Richard laughed at this while his mother exclaimed: “How dare you talk like that, Richard!”

“He is only being a tease,” said Rachel, looking up at Anne. “I have got used to it now, and pay no attention to him.”

“Finish the story, mother,” said Richard, and Anne added her voice to his. “Please finish the story. I am waiting to hear how the house was burnt down. Then I shall go home and buy some fire extinguishers.”

They all laughed at this, and Mrs. Sotheby continued:

“After Captain Purdue’s death it was nearly a year before the lawyers could find the heirs to the estate, and when they did find them the trouble was to know what to do with them. They called themselves Putty, though the name was really Purdue; the father and mother were dead and there were two brothers and two sisters. They had lived all their lives in a tumble-down cottage without proper windows or doors, right out on the Bedford Level, miles from anywhere. The brothers were labourers, ditchers. The elder of the two was called Jack: he was the best of the family but it was difficult to make out what he said. There was no getting anything out of his brother; he was stone deaf and had a cleft palate. The girls were very wild, dirty creatures, and not quite right in the head. When they were sober they were all like wooden images, and they looked very queer when they first came, in the black clothes Mr. Stott had bought for them. Well, they moved into the house, and within a week all the servants left and they were alone there. None of the gentry round would have anything to do with them; nobody went near the house except Dr. Boulder and Mr. Noble, who was the vicar here in those days, and of course Mr. Stott, the lawyer. At first they lived very quietly, only making a fearful mess of the three rooms they used. They were afraid that Mr. Stott could turn them out if he had wanted to, but after they had been there two or three months they grew more confident. And though they were like images if there were other people about, there was plenty of noise when they were by themselves and when they were drunk. Jack used to throw things and his sisters would throw things back. At first they came to ‘The Red Cow’ for drink, and Jack used sometimes to wave Captain Purdue’s hunting crop and threaten to horsewhip anybody who didn’t take his hat off, and one day when he had got very drunk he stood by the monument on the green and made a speech. People could hear him bellowing for miles round, but no one could make out much of what he said except that he was the squire, and that he ought to have been told before, and that he would never be rough with anybody.
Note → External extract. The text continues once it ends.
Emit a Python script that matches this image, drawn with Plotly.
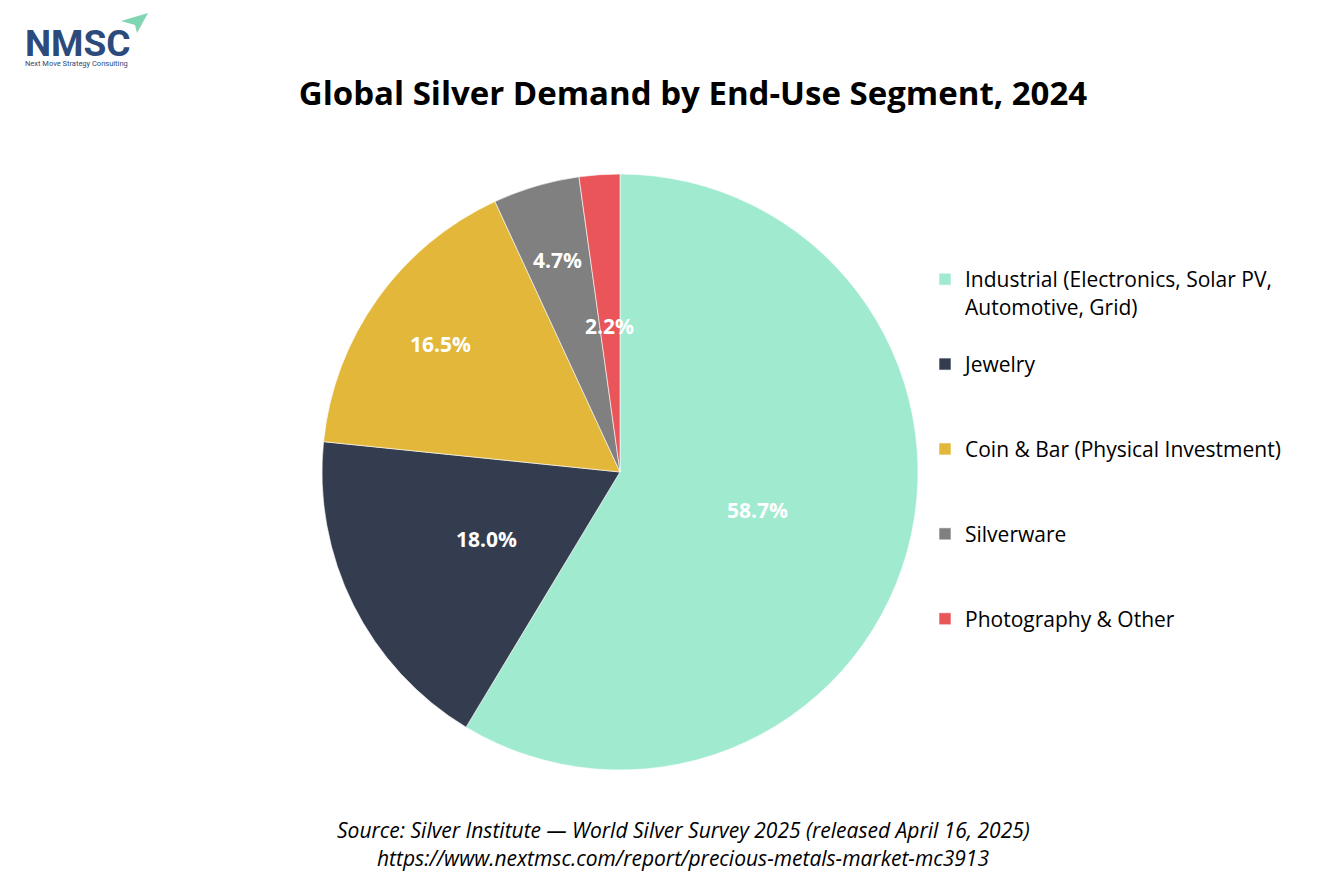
import math
import plotly.graph_objects as go

labels = ["Industrial (Electronics, Solar PV,<br>Automotive, Grid)", "Jewelry", "Coin & Bar (Physical Investment)", "Silverware", "Photography & Other"]
values = [58.7, 18.0, 16.5, 4.7, 2.2]
colors = ["#A0EAD0", "#333D4F", "#E2B73A", "#808080", "#E95558"]
title_text = "Global Silver Demand by End-Use Segment, 2024"
source_text = "Source: Silver Institute — World Silver Survey 2025 (released April 16, 2025)"
url_text = "https://www.nextmsc.com/report/precious-metals-market-mc3913"

# label placement style: fraction of radius for each slice's value label
label_radius_frac = [0.48, 0.50, 0.74, 0.74, 0.49]

W, H = 1334, 889
OFF = 8  # page body margin
FONT = "Open Sans"


def X(px):
    return (px - OFF) / W


def Y(py):
    return 1 - (py - OFF) / H


CX, CY, R = 620, 472, 298

# pad legend entries so items are evenly spaced (3 lines each)
legend_labels = []
for lab in labels:
    n = lab.count("<br>") + 1
    legend_labels.append(lab + "<br> " * (3 - n))

fig = go.Figure()
fig.add_trace(go.Pie(
    labels=legend_labels,
    values=values,
    sort=False,
    direction="clockwise",
    rotation=0,
    marker=dict(colors=colors, line=dict(color="white", width=0.6)),
    textinfo="none",
    hoverinfo="skip",
    domain=dict(x=[X(CX - R), X(CX + R)], y=[Y(CY + R), Y(CY - R)]),
))

# value labels placed at each slice's mid-angle (derived from the data)
total = sum(values)
cum = 0.0
for v, f in zip(values, label_radius_frac):
    mid = (cum + v / 2) / total * 2 * math.pi
    cum += v
    lx = CX + R * f * math.sin(mid)
    ly = CY - R * f * math.cos(mid)
    fig.add_annotation(text=f"<b>{v:.1f}%</b>", x=X(lx), y=Y(ly), xref="paper", yref="paper",
                       showarrow=False, xanchor="center", yanchor="middle",
                       font=dict(family=FONT, size=21, color="white"))

fig.update_layout(
    width=W, height=H,
    margin=dict(l=0, r=0, t=0, b=0),
    paper_bgcolor="white",
    plot_bgcolor="white",
    font=dict(family=FONT, color="black"),
    title=dict(text="<b>" + title_text + "</b>", x=X(693), xanchor="center",
               y=Y(93), yanchor="middle",
               font=dict(family=FONT, size=33, color="black")),
    legend=dict(x=X(925), xanchor="left", y=Y(259), yanchor="top",
                valign="top", font=dict(family=FONT, size=21, color="black"),
                bgcolor="rgba(0,0,0,0)"),
    showlegend=True,
)

fig.add_annotation(text="<i>" + source_text + "</i>", x=X(683), y=Y(830),
                   xref="paper", yref="paper", showarrow=False,
                   xanchor="center", yanchor="middle",
                   font=dict(family=FONT, size=21, color="black"))
fig.add_annotation(text="<i>" + url_text + "</i>", x=X(683), y=Y(858),
                   xref="paper", yref="paper", showarrow=False,
                   xanchor="center", yanchor="middle",
                   font=dict(family=FONT, size=21, color="black"))

# logo
fig.add_annotation(text="<span style='font-size:37px'><b>NMSC</b></span><br>Next Move Strategy Consulting",
                   x=X(23), y=Y(20), xref="paper", yref="paper",
                   showarrow=False, xanchor="left", yanchor="top", align="left",
                   font=dict(family="Roboto", size=7.5, color="#2C4A7C"))


def pp(x, y):
    return f"{X(x):.5f},{Y(y):.5f}"


fig.add_shape(type="path", xref="paper", yref="paper",
              path=f"M {pp(148, 13)} L {pp(121, 21)} L {pp(135, 25)} L {pp(137, 33)} Z",
              fillcolor="#7FD6B0", line=dict(width=0))

fig.write_html("out.html")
“One day when he was in ‘The Red Cow’ one of the men asked him how it was that he didn’t like port wine. That was the first Jack had heard of Captain Purdue’s cellar, for, would you believe it, the Puttys had never been all over the house, and the cellar being locked up they had not troubled to break it open. After they found the wine nothing was seen of them for more than a week and then, one night, we were all woken up with the news that the manor house had caught fire. Everyone in the village turned out to help and the fire engine was fetched from Linton, but it came too late to be any use. The whole house was ablaze when we got there; the dairy and stables too, for they were touching the house. The men had made a line from the pond and were passing buckets, but it did no good, for the rooms were very old-fashioned and all the panelling had caught alight by that time, and the staircase too. The flames made it as light as day.”
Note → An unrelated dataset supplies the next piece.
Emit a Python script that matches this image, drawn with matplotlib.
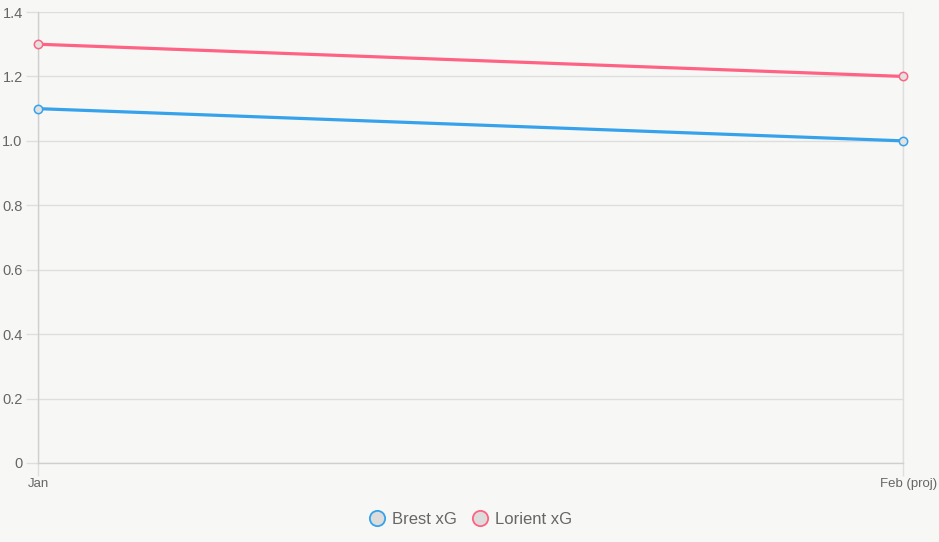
import matplotlib
matplotlib.use("Agg")
import matplotlib.pyplot as plt
import matplotlib.transforms as mtrans
from matplotlib.lines import Line2D

months = ["Jan", "Feb (proj)"]
brest_xg = [1.1, 1.0]
lorient_xg = [1.3, 1.2]
y_ticks = [0, 0.2, 0.4, 0.6, 0.8, 1.0, 1.2, 1.4]
y_labels = ["0", "0.2", "0.4", "0.6", "0.8", "1.0", "1.2", "1.4"]

plt.rcParams["font.family"] = ["Liberation Sans", "DejaVu Sans"]

bg = "#f7f7f5"
grid_c = "#dedede"
text_c = "#666666"
blue = "#36a2eb"
pink = "#ff6384"

fig = plt.figure(figsize=(9.39, 5.42), dpi=100, facecolor=bg)
ax = fig.add_axes([38 / 939, 79 / 542, 865 / 939, 451 / 542])
ax.set_facecolor(bg)

x = list(range(len(months)))
for vals, col, lab in ((brest_xg, blue, "Brest xG"), (lorient_xg, pink, "Lorient xG")):
    ax.plot(x, vals, color=col, linewidth=2.3, label=lab, zorder=3, clip_on=False,
            marker="o", markersize=6, markerfacecolor="#e2e2e2",
            markeredgecolor=col, markeredgewidth=1.1)

ax.set_xlim(0, 1)
ax.set_ylim(0, 1.4)
ax.set_xticks(x)
ax.set_xticklabels(months)
ax.set_yticks(y_ticks)
ax.set_yticklabels(y_labels)

ax.grid(True, color=grid_c, linewidth=1)
ax.axvline(1, color=grid_c, linewidth=1, zorder=0.5, clip_on=False)
ax.set_axisbelow(True)
for s in ("top", "right"):
    ax.spines[s].set_visible(False)
for s in ("left", "bottom"):
    ax.spines[s].set_color("#cfcfcf")
    ax.spines[s].set_linewidth(1)
ax.tick_params(axis="both", colors=grid_c, labelcolor=text_c, length=9, width=1)
ax.tick_params(axis="y", labelsize=10.5, pad=2)
ax.tick_params(axis="x", labelsize=9.5, pad=2)
# last label pulled in so it stays inside the canvas
labels = ax.get_xticklabels()
labels[-1].set_horizontalalignment("right")
labels[-1].set_transform(labels[-1].get_transform()
                         + mtrans.ScaledTranslation(34 / 100, 0, fig.dpi_scale_trans))

handles = [Line2D([], [], linestyle="none", marker="o", markersize=11,
                  markerfacecolor="#dcdcdc", markeredgecolor=c, markeredgewidth=1.3)
           for c in (blue, pink)]
fig.legend(handles, ["Brest xG", "Lorient xG"], loc="center", bbox_to_anchor=(0.5, 23 / 542),
           ncol=2, frameon=False, fontsize=12, labelcolor=text_c,
           handletextpad=0.3, columnspacing=0.8, handlelength=1.2)

fig.savefig("out.png", dpi=100, facecolor=bg)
“What about the Puttys?” asked Anne.

“Well, that was a very dreadful story. Jack Putty had just broken his way out of the house when we got there, but the two girls and the deaf brother were still inside. One of the Peck boys, who went to Wet Coulter afterwards as a ploughman, got out both of the girls, but they were terribly burned, and the brother lost his life. Jack Putty did not seem to understand what was happening at first, but when the fire had taken hold of everything he missed his brother, and then he ran back into the house to find him. He came out again with his clothes alight and jumped into the pond, and then, when he got out, he ran back into the fire again. It was dreadful to see that. He got out alive a second time, and would have gone in a third time, but everyone could see it was no use, and they prevented him; it took four men to hold him. Poor fellow, his feet were terribly burned, but he didn’t seem to mind that, but kept crying out that he must save his brother.

“After that they were all taken to the hospital, and there they found out that the girls were not fit to be about, so they were sent to an asylum for the imbecile. They have been there ever since, but Jack Putty seemed a different man after that. He went out to Australia; Mr. Stott sends him his rent regularly, and Jack sent him word when he got married. The property still belongs to him, of course, and that is how it is that the manor house has never been rebuilt.”

There was a silence in the little parlour, while they turned the story over in their minds. Mrs. Sotheby began to poke up the fire in the grate, and the flames shot up; they had been sitting almost in the dark.